With regard to the loss of the sovereignty bestowed upon him at his birth, he expressed himself with a melancholy and touching resignation. ‘I see very well that I am no longer a king,’ he repeated during his journey from Rambouillet to Vienna; ‘I have no longer any pages.’[48] The Prince de Ligne having shown him some medals struck on the occasion of his birth, he remarked, ‘I remember them; they were made when I was king.’
This plucky resignation, which was the most conspicuous trait of his character, abided with him up to his last moments. When, at the age of twenty-two, undermined by a most painful malady, he was dying at that same palace of Schönbrunn, and beheld Death advancing slowly but surely, he, handsome, young, talented, and the offspring of a great man, talked of his impending end with those surrounding him, taking, as it were, a cruel pleasure in dispelling all the illusions of hope.

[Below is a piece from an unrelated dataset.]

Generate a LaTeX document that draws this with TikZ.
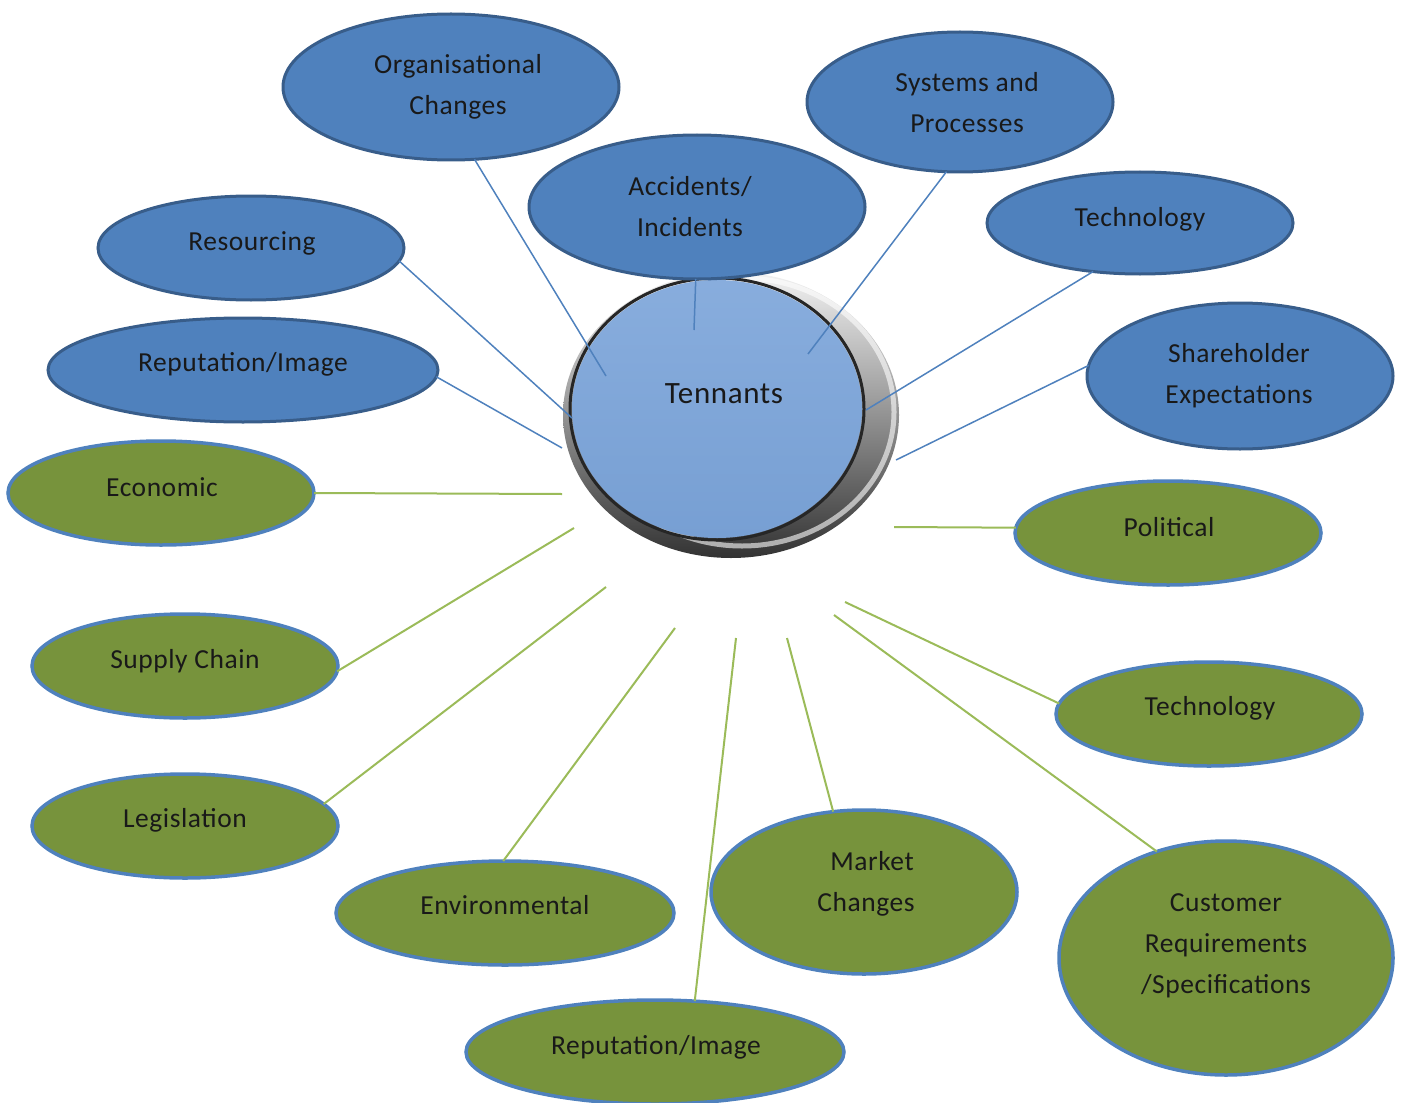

We stepped up to Isabey, who had just put the finishing touches to the portrait of the young prince. It was a striking likeness, and, in common with all his works, pervaded by an exquisite grace. It was the identical picture he presented to Napoleon on the latter’s return from Elba in the following year. ‘What I like best in this portrait is its wonderful resemblance to that of Joseph II. when he was a child, which was given to me by Maria-Theresa. After all, this resemblance to a great man is a happy augury for the future.’